Balancing the Electric Grid with a Dual Drive Centrifugal Pipeline Compressor
Proceedings Publication Date
Presenter
Dr. Stefan Stollenwerk
Author
Stefan Stollenwerk, Arnd Schmücker, Wolfgang Faller, Rainer Kurz, James Neeves
Part of the proceedings of
Abstract
The increased percentage of renewable energy in the generation of electricity, such as by means of photovoltaics or wind, has caused challenges in balancing supply in demand in electric grids. Currently, it is not possible to store electric energy at utility scale economically. Since neither demand, nor supply are constant, or change in fixed relation to each other, operation of an electric grid requires significant standby capacities, and has to content with valuable assets unable to find users for their full production capability. Additionally, in many countries, the locations where electricity is generated using renewables, and the places where additional electricity may be needed are long distances apart, and thus the supply grid generates bottlenecks. The engineering effort described in this paper is an attempt to provide means to balance grids on a scale that can be easily controlled.
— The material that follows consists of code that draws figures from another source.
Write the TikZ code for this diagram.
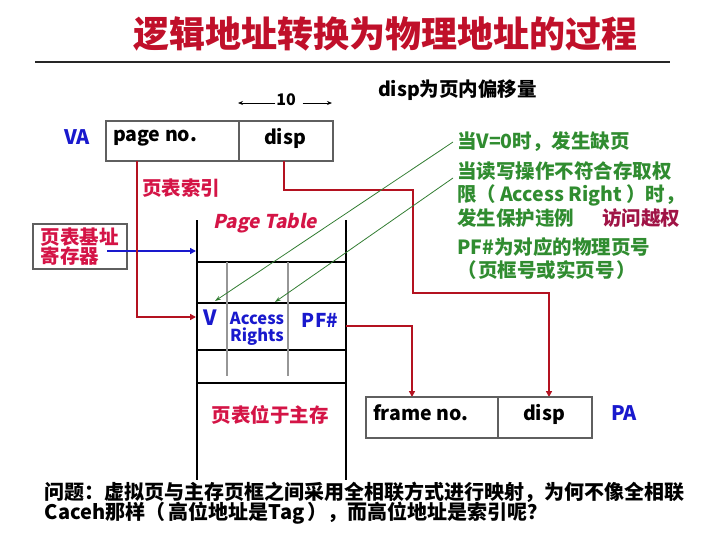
\documentclass[tikz,border=0pt]{standalone}
\usepackage{fontspec}
\setmainfont{Noto Sans CJK SC}
\newfontfamily\ptfont{Noto Sans CJK SC}[FakeSlant=0.2]
\usetikzlibrary{arrows.meta}
\definecolor{titlered}{RGB}{192,16,42}
\definecolor{lblred}{RGB}{212,20,70}
\definecolor{linered}{RGB}{180,18,32}
\definecolor{myblue}{RGB}{25,25,205}
\definecolor{mygreen}{RGB}{48,140,48}
\definecolor{glinec}{RGB}{50,125,50}
\definecolor{accred}{RGB}{160,20,70}
\definecolor{boxgray}{RGB}{95,95,95}
\definecolor{tgray}{RGB}{150,150,150}
\begin{document}
\begin{tikzpicture}[x=1pt,y=-1pt,
  every node/.style={inner sep=0pt, outer sep=0pt},
  bt/.style={font=\fontsize{19.5}{21}\selectfont\bfseries},
  gt/.style={font=\fontsize{19.5}{21}\selectfont\bfseries, text=mygreen, anchor=west},
  cell/.style={draw=boxgray, line width=1.3pt},
  tabline/.style={draw=black, line width=2pt},
  grayline/.style={draw=tgray, line width=2pt},
  redarrow/.style={draw=linered, line width=2pt, -{Triangle[length=6pt,width=6pt]}},
  bluearrow/.style={draw=myblue, line width=2pt, -{Triangle[length=6pt,width=6pt]}},
  greenarrow/.style={draw=glinec, line width=0.8pt, -{Stealth[length=6pt,width=4pt]}},
  thinarrow/.style={draw=black, line width=0.8pt, -{Stealth[length=5pt,width=4pt]}}]
\useasboundingbox (0,0) rectangle (724,536);

% title
\node[font=\fontsize{36}{40}\selectfont\bfseries, text=titlered] (title) at (385.5,34) {逻辑地址转换为物理地址的过程};
\coordinate (hl1) at (35,62);
\coordinate (hl2) at (670,62);
\draw[line width=1.5pt, black!85] (hl1) -- (hl2);

\node[bt, anchor=west] (dispnote) at (378,90) {disp为页内偏移量};

% 10 width marker
\node[font=\fontsize{16}{18}\selectfont\bfseries] (ten) at (286,100) {10};
\coordinate (tenl) at (238,103);
\coordinate (tenr) at (332,103);
\draw[thinarrow] ([xshift=-1pt,yshift=-3pt]ten.west) -- (tenl);
\draw[thinarrow] ([xshift=7pt,yshift=-3pt]ten.east) -- (tenr);

% VA
\node[font=\fontsize{20}{22}\selectfont\bfseries, text=myblue] (va) at (77,137) {VA};
\node[cell, minimum width=133pt, minimum height=40pt] (vapage) at (172.5,141) {};
\node[cell, minimum width=94pt, minimum height=40pt] (vadisp) at (286,141) {};
\node[bt, anchor=west] (vapagetxt) at (113,138.5) {page no.};
\node[bt] (vadisptxt) at (285,138) {disp};

\node[bt, text=lblred, anchor=west] (idx) at (142,188) {页表索引};

% register
\node[draw=boxgray, line width=1.3pt, minimum width=94pt, minimum height=45pt, align=left,
      font=\fontsize{19.5}{19.5}\selectfont\bfseries, text=lblred] (reg) at (80,246.5) {页表基址\\寄存器};

% page table
\node[font=\ptfont\bfseries\fontsize{19}{21}\selectfont, text=lblred] (pt) at (265,223) {Page Table};
\coordinate (tabTL) at (197,220);
\coordinate (tabBL) at (197,480);
\coordinate (tabTR) at (346,220);
\coordinate (tabBR) at (346,480);
\draw[tabline] (tabTL) -- (tabBL);
\draw[tabline] (tabTR) -- (tabBR);
\foreach \yy/\nn in {262/a,303/b,350/c,383/d}{
  \coordinate (h\nn l) at (197,\yy);
  \coordinate (h\nn r) at (346,\yy);
  \draw[tabline] (h\nn l) -- (h\nn r);
}
\coordinate (g1t) at (227,262);
\coordinate (g1b) at (227,376);
\coordinate (g2t) at (288,262);
\coordinate (g2b) at (288,376);
\draw[grayline] (g1t) -- (g1b);
\draw[grayline] (g2t) -- (g2b);

\node[font=\fontsize{21}{22}\selectfont\bfseries, text=myblue] (vtxt) at (210,318) {V};
\node[font=\fontsize{16.5}{16.5}\selectfont\bfseries, text=myblue, align=center] (ar) at (257,329) {Access\\Rights};
\node[font=\fontsize{19}{21}\selectfont\bfseries, text=myblue] (pf) at (320,320) {PF\#};
\node[bt, text=lblred] (inmem) at (270,415) {页表位于主存};

% blue arrow from register
\coordinate (regsrc) at (107,251);
\coordinate (ptin) at (196,251);
\draw[bluearrow] (regsrc) -- (ptin);

% red connectors
\coordinate (pnout) at (137,161);
\coordinate (vin) at (196,317);
\draw[redarrow] (pnout) |- (vin);

\coordinate (dout) at (284,161);
\coordinate (dc1) at (413,190);
\coordinate (dc2) at (549,293);
\coordinate (padin) at (549,397);
\draw[redarrow] (dout) |- (dc1) |- (dc2) -- (padin);

\coordinate (pfout) at (346,326);
\coordinate (pafin) at (412,397);
\draw[redarrow] (pfout) -| (pafin);

% PA
\node[cell, minimum width=132pt, minimum height=41pt] (pafr) at (432,417.5) {};
\node[cell, minimum width=94pt, minimum height=41pt] (padisp) at (545,417.5) {};
\node[bt, anchor=west] (pafrtxt) at (373,413) {frame no.};
\node[bt] (padisptxt) at (544,414) {disp};
\node[font=\fontsize{20}{22}\selectfont\bfseries, text=myblue] (pa) at (624,413) {PA};

% green notes
\node[gt] (n1) at (457,142) {当V=0时，发生缺页};
\node[gt] (n2) at (457,171) {当读写操作不符合存取权};
\node[gt] (n3) at (457,195) {限（\hspace{4pt}Access Right\hspace{4pt}）时，};
\node[gt] (n4) at (457,218) {发生保护违例};
\node[bt, text=accred] (acc) at (641,218) {访问越权};
\node[gt] (n5) at (457,247) {PF\#为对应的物理页号};
\node[gt] (n6) at (457,270) {（\hspace{2pt}页框号或实页号\hspace{2pt}）};

\coordinate (vtgt) at (215,301);
\coordinate (artgt) at (275,302);
\draw[greenarrow] ([xshift=-4pt]n1.west) -- (vtgt);
\draw[greenarrow] ([xshift=-4pt,yshift=-7pt]n2.west) -- (artgt);

% question
\node[font=\fontsize{20}{22}\selectfont\bfseries, anchor=west] (q1) at (45,492) {问题：虚拟页与主存页框之间采用全相联方式进行映射，为何不像全相联};
\node[font=\fontsize{20}{22}\selectfont\bfseries, anchor=west] (q2) at (45,513) {Caceh那样（\hspace{3pt}高位地址是Tag\hspace{3pt}），而高位地址是索引呢？};
\end{tikzpicture}
\end{document}
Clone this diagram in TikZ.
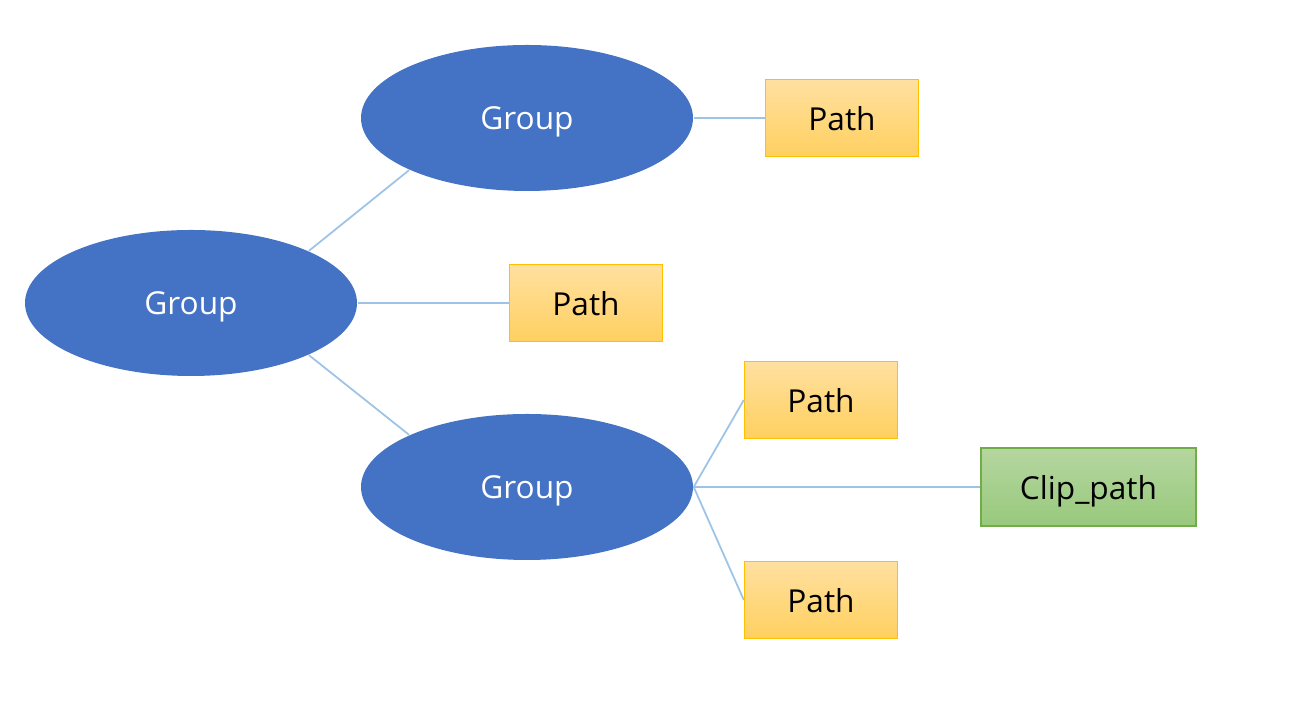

The European natural gas pipeline grid relies on gas turbine or electric motor driven centrifugal compressors to pump the gas through the system. If the compressors are driven by electric motors, they rely on the electric grid for power, while gas turbines generally use small portions of the natural gas in the pipeline as fuel. If a centrifugal compressor is set up as a dual drive, such that the same compressor can either be driven by a gas turbine, or an electric motor, we have a device that can help balance the electric grid, without curtailing its function to pump gas through the natural gas grid. Since the power demand is rather large, in the 10 to 20 MW range, it is easy to impact the electricity use in a meaningful way. This task can be accomplished with available technology: Low emissions gas turbines, variable speed electric motors and centrifugal compressors as they are already in use in the European pipeline system, using overrunning clutches (SSS clutch, referred to as ’the clutch in the following text) that have been used in numerous applications. The paper describes the technology necessary, together with control and sizing considerations, based on actual project considerations.